Jobless in city hits 18%: report
Unemployment in the Big Apple hit 18% last month, a new analysis released Friday by the City Comptroller found.
As of May, there were approximately 671,000 New Yorkers unemployed with 900,000 fewer people working in the city when compared to February, the report found.
“The latest data on the city’s unemployment situation is alarming and further underscores the urgent need for swift, robust federal support,” Comptroller Scott Stringer said.
“We need Washington to recognize the enormous scale of the losses we’ve suffered and get New York City the financial aid it needs.”
To address so many workers now being out of work, Stringer said the federal government should extend pandemic unemployment benefits of $600 a week and the city should jumpstart infrastructure projects to create jobs.
In February, before the coronavirus swept through the city, unemployment in the five boroughs stood at 3.5%. In April, during the height of the pandemic, it climbed to 15.8%.

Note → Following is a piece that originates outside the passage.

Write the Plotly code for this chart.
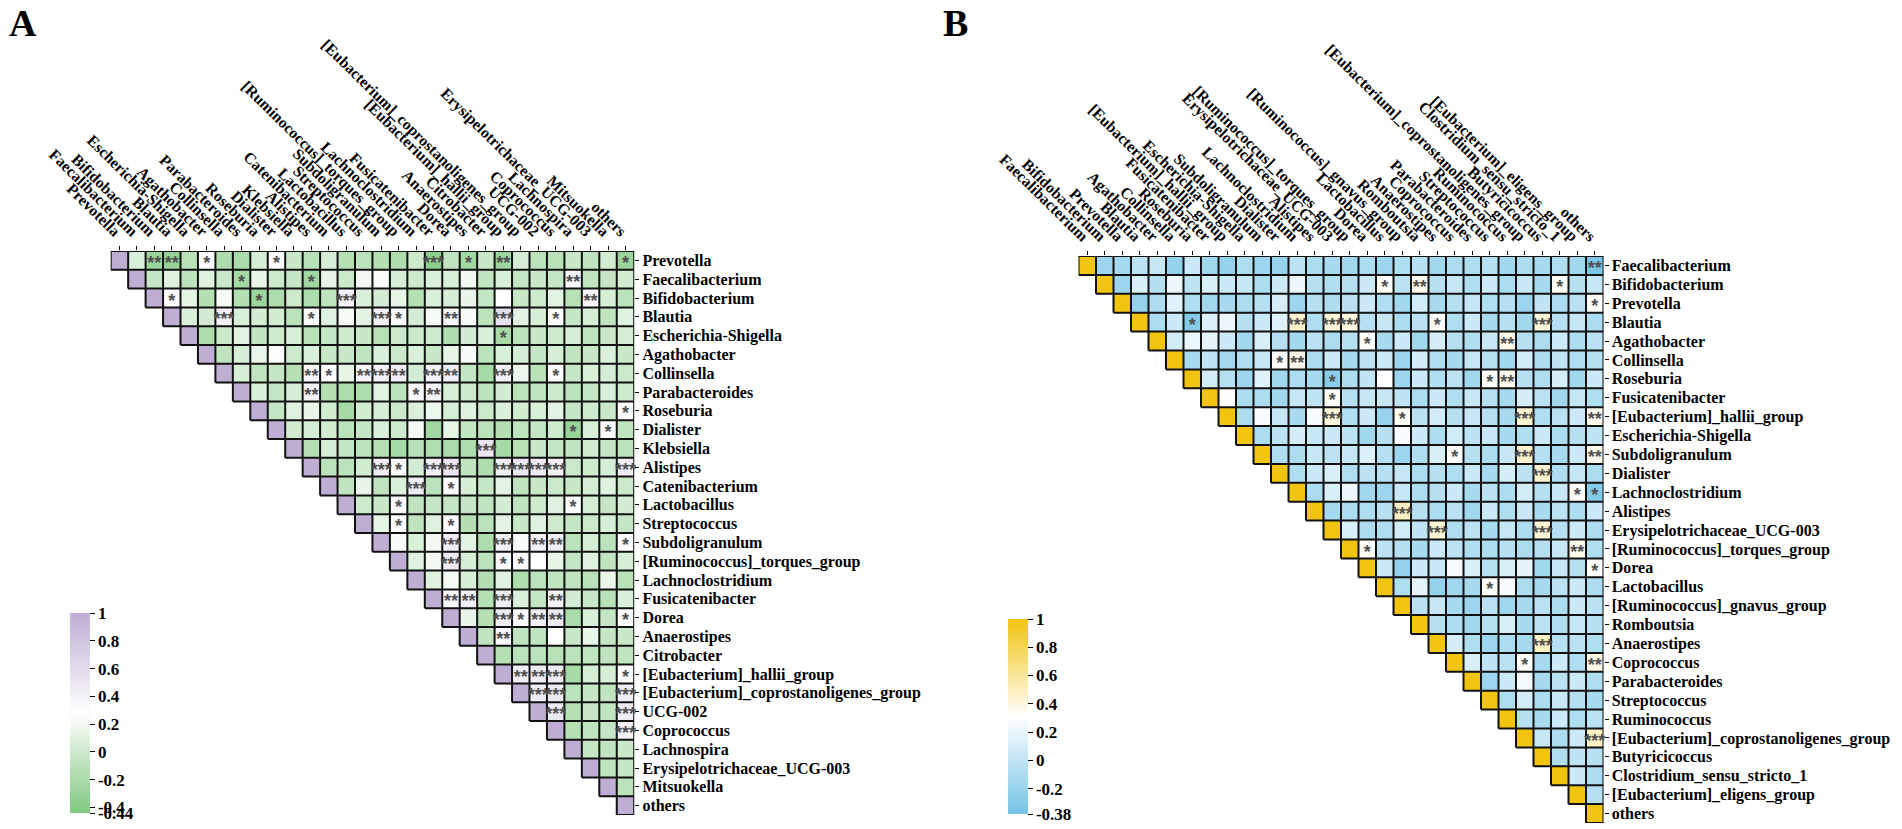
import plotly.graph_objects as go

W, H = 1902, 829
SERIF = "Liberation Serif"

labels_a = ["Prevotella","Faecalibacterium","Bifidobacterium","Blautia","Escherichia-Shigella","Agathobacter",
 "Collinsella","Parabacteroides","Roseburia","Dialister","Klebsiella","Alistipes","Catenibacterium","Lactobacillus",
 "Streptococcus","Subdoligranulum","[Ruminococcus]_torques_group","Lachnoclostridium","Fusicatenibacter","Dorea",
 "Anaerostipes","Citrobacter","[Eubacterium]_hallii_group","[Eubacterium]_coprostanoligenes_group","UCG-002",
 "Coprococcus","Lachnospira","Erysipelotrichaceae_UCG-003","Mitsuokella","others"]

labels_b = ["Faecalibacterium","Bifidobacterium","Prevotella","Blautia","Agathobacter","Collinsella","Roseburia",
 "Fusicatenibacter","[Eubacterium]_hallii_group","Escherichia-Shigella","Subdoligranulum","Dialister",
 "Lachnoclostridium","Alistipes","Erysipelotrichaceae_UCG-003","[Ruminococcus]_torques_group","Dorea","Lactobacillus",
 "[Ruminococcus]_gnavus_group","Romboutsia","Anaerostipes","Coprococcus","Parabacteroides","Streptococcus",
 "Ruminococcus","[Eubacterium]_coprostanoligenes_group","Butyricicoccus","Clostridium_sensu_stricto_1",
 "[Eubacterium]_eligens_group","others"]

# correlation x 100, upper triangle without the diagonal, one list per row
values_a = [
 [8,-28,-30,-12,30,-18,-20,5,30,-3,-12,5,-14,-10,-15,-18,0,-36,-8,-25,-3,-27,4,-10,-12,-3,-8,2,-28],
 [-5,10,-10,10,-2,-22,15,0,-5,-25,14,-2,20,25,5,0,8,6,20,-8,6,-5,-3,-5,34,-8,-5,2],
 [32,14,-15,22,-15,-27,-18,0,-18,-8,40,8,3,14,-14,8,5,15,-5,28,-3,0,12,-12,36,5,-10],
 [8,3,40,6,3,2,-10,32,10,22,12,42,33,3,22,36,24,-10,55,12,5,30,-5,5,-8,10],
 [-18,0,12,-8,0,6,-12,-5,0,-3,-12,-2,-2,0,-18,3,8,-22,-10,-3,0,5,-8,-3,4],
 [-8,5,16,26,0,8,-3,-3,-8,8,-2,8,-3,14,24,-10,6,4,-5,5,-8,-3,8,-3],
 [5,-8,-5,-14,36,32,14,38,40,44,3,40,44,-5,-22,42,18,-12,32,-5,6,3,-2],
 [8,-5,5,38,-15,-18,-18,12,-10,33,38,6,-2,-10,3,-10,-8,-2,-10,-5,6,0],
 [-5,10,15,2,-22,2,5,-2,8,18,4,10,-2,8,2,6,12,-5,0,-3,32],
 [2,5,2,-10,-5,8,0,22,-25,14,-6,-10,-15,-8,-5,0,-30,6,32,-8],
 [-14,5,-5,-10,-14,-22,-12,-16,-20,-18,50,-22,-12,-3,-5,-8,2,-5,-10],
 [-10,-10,2,45,32,3,42,50,-8,-18,44,50,46,42,-2,0,5,44],
 [-8,15,-8,8,46,-10,32,5,-4,12,-8,-3,-2,-3,4,10,-2],
 [0,-3,32,-8,-5,-5,-5,-8,3,-8,0,10,30,4,-4,3],
 [14,32,-8,10,32,-15,-10,12,-3,10,0,-5,-2,5,-5],
 [24,6,20,45,12,-18,42,24,42,44,-10,5,-10,30],
 [10,20,46,5,-10,32,32,28,15,-5,10,-8,5],
 [10,22,5,-15,10,-18,-10,-8,-8,-12,16,-12],
 [34,40,-14,44,8,-5,38,3,-3,-12,8],
 [15,-14,44,32,42,46,-20,6,-5,30],
 [-8,36,-8,-8,26,-3,15,-5,-3],
 [-14,-10,-10,-12,-10,-8,-8,-8],
 [42,44,46,-22,4,5,30],
 [46,48,-10,-5,-8,44],
 [48,-14,-3,-8,44],
 [-14,-8,-5,42],
 [-5,-8,-3],
 [-8,-5],
 [-10],
 [],
]

values_b = [
 [-18,-14,-3,3,-22,5,-15,-22,-8,-18,-20,-2,-10,-12,-15,-10,-18,-8,-5,-15,-10,-8,-5,-15,-10,-12,-8,-15,-35],
 [-18,12,-6,22,-2,12,5,3,-10,5,22,-5,-8,-5,5,33,-3,36,-5,3,-8,5,-10,3,-12,33,-5,2],
 [-22,-10,15,-8,-15,-12,-10,-5,10,-18,-5,-10,-3,5,-8,-15,8,-12,-5,2,-8,-5,-18,0,-10,-3,33],
 [-10,5,-30,14,22,-5,5,15,45,-8,42,40,-5,3,-10,-3,33,-8,5,-12,-5,-15,42,-5,3,-10],
 [8,20,18,5,-15,12,-5,-15,-3,-10,-5,32,-12,5,-15,10,-5,-8,3,37,-5,-10,5,-10,-3],
 [-12,0,-14,-8,3,32,36,-10,5,-12,-3,5,-18,10,-8,-12,2,-5,-15,8,-10,0,-8,-5],
 [8,-5,-18,15,-15,-10,-12,-28,-10,0,30,-18,5,-8,-2,-15,33,36,-5,-8,10,-15,5],
 [32,-10,-10,-15,3,0,33,-5,3,3,0,-10,5,-8,3,-5,-12,10,-3,-15,2,-8],
 [-10,27,3,-12,28,42,-8,5,-20,33,-3,8,-5,3,-5,-12,44,-8,-3,5,36],
 [-10,-3,10,3,5,-3,-15,-5,28,5,-10,8,-3,3,-12,-8,5,-10,-5,0],
 [-8,-10,3,-2,2,14,-5,-18,-8,12,32,-5,-10,3,45,-5,-12,5,36],
 [-8,5,12,-8,-3,-5,3,-10,-5,-8,5,-12,10,-3,45,-8,2,-10],
 [-10,12,22,-15,-18,3,-10,-5,5,-12,-3,-10,8,-5,3,32,-30],
 [-14,-10,-8,-5,48,-5,-10,-3,-15,5,-8,3,-12,-3,-10,5],
 [12,-10,-8,8,0,44,-8,-3,-12,2,-10,43,-5,5,-10],
 [33,-3,-5,-12,5,-2,-8,-10,-5,-10,-5,3,36,-8],
 [5,-22,5,3,28,12,-5,12,18,-15,3,-5,32],
 [-8,18,-22,-15,-12,33,28,-10,-12,-3,5,-10],
 [-3,3,-12,-18,-3,-16,-12,-3,-10,5,-3],
 [-5,-10,-15,-5,12,-12,-3,-8,3,-5],
 [10,-8,-18,-10,-12,48,-5,-3,-8],
 [12,0,-3,33,-14,5,-8,38],
 [-18,5,25,-12,-3,5,-8],
 [-8,8,-10,3,-5,-12],
 [-5,-12,5,-8,-3],
 [3,-10,5,48],
 [-8,0,-5],
 [5,-10],
 [-5],
 [],
]

# significance marks as (row, column, count)
stars_a = [
 (0,2,2),(0,3,2),(0,5,1),(0,9,1),(0,18,3),(0,20,1),(0,22,2),(0,29,1),
 (1,7,1),(1,11,1),(1,26,2),
 (2,3,1),(2,8,1),(2,13,3),(2,27,2),
 (3,6,3),(3,11,1),(3,15,3),(3,16,1),(3,19,2),(3,22,3),(3,25,1),
 (4,22,1),
 (6,11,2),(6,12,1),(6,14,2),(6,15,3),(6,16,2),(6,18,3),(6,19,2),(6,22,3),(6,25,1),
 (7,11,2),(7,17,1),(7,18,2),
 (8,29,1),
 (9,26,1),(9,28,1),
 (10,21,3),
 (11,15,3),(11,16,1),(11,18,3),(11,19,3),(11,22,3),(11,23,3),(11,24,3),(11,25,3),(11,29,3),
 (12,17,3),(12,19,1),
 (13,16,1),(13,26,1),
 (14,16,1),(14,19,1),
 (15,19,3),(15,22,3),(15,24,2),(15,25,2),(15,29,1),
 (16,19,3),(16,22,1),(16,23,1),
 (18,19,2),(18,20,2),(18,22,3),(18,25,2),
 (19,22,3),(19,23,1),(19,24,2),(19,25,2),(19,29,1),
 (20,22,2),
 (22,23,2),(22,24,2),(22,25,3),(22,29,1),
 (23,24,3),(23,25,3),(23,29,3),
 (24,25,3),(24,29,3),
 (25,29,3),
]

stars_b = [
 (0,29,2),
 (1,17,1),(1,19,2),(1,27,1),
 (2,29,1),
 (3,6,1),(3,12,3),(3,14,3),(3,15,3),(3,20,1),(3,26,3),
 (4,16,1),(4,24,2),
 (5,11,1),(5,12,2),
 (6,14,1),(6,23,1),(6,24,2),
 (7,14,1),
 (8,14,3),(8,18,1),(8,25,3),(8,29,2),
 (10,21,1),(10,25,3),(10,29,2),
 (11,26,3),
 (12,28,1),(12,29,1),
 (13,18,3),
 (14,20,3),(14,26,3),
 (15,16,1),(15,28,2),
 (16,29,1),
 (17,23,1),
 (20,26,3),
 (21,25,1),(21,29,2),
 (25,29,3),
]

colors_a = ["#7FC97F", "#FFFFFF", "#BEAED4"]
colors_b = ["#74C4E6", "#FFFFFF", "#F1C40F"]
range_a = (-0.44, 1)
range_b = (-0.38, 1)
bar_ticks_a = [1, 0.8, 0.6, 0.4, 0.2, 0, -0.2, -0.4, -0.44]
bar_ticks_b = [1, 0.8, 0.6, 0.4, 0.2, 0, -0.2, -0.38]


def matrix(rows):
    n = len(rows)
    z = [[None] * n for _ in range(n)]
    for r, row in enumerate(rows):
        assert len(row) == n - 1 - r, (r, len(row))
        z[r][r] = 1
        for k, v in enumerate(row):
            z[r][r + 1 + k] = v / 100
    return z


def grid_lines(n):
    xs, ys = [], []
    for k in range(n + 1):
        xs += [max(k - 1, 0) - 0.5, n - 0.5, None]
        ys += [k - 0.5, k - 0.5, None]
        xs += [k - 0.5, k - 0.5, None]
        ys += [-0.5, min(k, n - 1) + 0.5, None]
    return xs, ys


def fmt(v):
    return f"{v:g}"


fig = go.Figure()


def panel(suffix, labels, rows, stars, colors, zrange, ticks, box, bar):
    n = len(labels)
    idx = list(range(n))
    xa, ya = "x" + suffix, "y" + suffix
    zmin, zmax = zrange
    fig.add_trace(go.Heatmap(
        z=matrix(rows), x=idx, y=idx, xaxis=xa, yaxis=ya, zmin=zmin, zmax=zmax,
        colorscale=[[0, colors[0]], [0.5, colors[1]], [1, colors[2]]], hoverongaps=False,
        colorbar=dict(
            x=bar[0] / W, xanchor="left", y=1 - bar[1] / H, yanchor="top",
            lenmode="pixels", len=bar[2], thicknessmode="pixels", thickness=bar[3],
            xpad=0, ypad=0, outlinewidth=0, tickmode="array", tickvals=ticks,
            ticktext=[fmt(t) for t in ticks], ticks="outside", ticklen=5, tickwidth=1,
            tickcolor="black", tickfont=dict(family=SERIF, size=17, color="black", weight=700),
        ),
    ))
    gx, gy = grid_lines(n)
    fig.add_trace(go.Scatter(x=gx, y=gy, mode="lines", xaxis=xa, yaxis=ya, cliponaxis=False,
                             line=dict(color="#111111", width=2), hoverinfo="skip", showlegend=False))
    fig.add_trace(go.Scatter(
        x=[s[1] for s in stars], y=[s[0] + 0.22 for s in stars], text=["*" * s[2] for s in stars],
        mode="text", textposition="middle center", xaxis=xa, yaxis=ya, cliponaxis=False,
        textfont=dict(family="Liberation Sans", size=18, color="#505050", weight=700),
        hoverinfo="skip", showlegend=False))
    left, top, cw, ch = box
    axis_common = dict(
        tickmode="array", tickvals=idx, ticktext=labels, ticks="outside", ticklen=4, tickwidth=1,
        tickcolor="black", showgrid=False, zeroline=False, showline=False,
    )
    key = suffix
    fig.update_layout({
        "xaxis" + key: dict(domain=[left / W, (left + n * cw) / W], range=[-0.5, n - 0.5], side="top",
                            tickangle=44.5, anchor=ya,
                            tickfont=dict(family=SERIF, size=15.7, color="black", weight=700), **axis_common),
        "yaxis" + key: dict(domain=[1 - (top + n * ch) / H, 1 - top / H], range=[n - 0.5, -0.5], side="right",
                            anchor=xa,
                            tickfont=dict(family=SERIF, size=16, color="black", weight=700), **axis_common),
    })


panel("", labels_a, values_a, stars_a, colors_a, range_a, bar_ticks_a, (110.7, 251, 17.45, 18.8), (70, 613, 200, 20))
panel("2", labels_b, values_b, stars_b, colors_b, range_b, bar_ticks_b, (1078.5, 256, 17.5, 18.9), (1008, 619, 195, 20))

panel_letters = ["A", "B"]
panel_letter_x = [7, 941]
fig.update_layout(
    width=W, height=H, margin=dict(l=0, r=0, t=0, b=0, autoexpand=False), paper_bgcolor="white", plot_bgcolor="white",
    showlegend=False,
    annotations=[dict(text=t, x=x / W, y=1 - 0 / H, xref="paper", yref="paper", xanchor="left", yanchor="top",
                      showarrow=False, font=dict(family=SERIF, size=38, color="black", weight=700))
                 for t, x in zip(panel_letters, panel_letter_x)],
)

fig.write_html("out.html", config={"displayModeBar": False}, post_script="document.body.style.margin='0';")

Stringer’s analysis found that from February through May, more than 381,000 people dropped out of the city’s workforce.
The hardest-hit demographic: young people.
According to the report, the unemployment rate among people from the ages of 16 to 24 jumped to 35.2% in May from 6.6% in February.
Immigrants have also been walloped by job losses with unemployment hitting 23.3% among the city’s foreign-born population last month.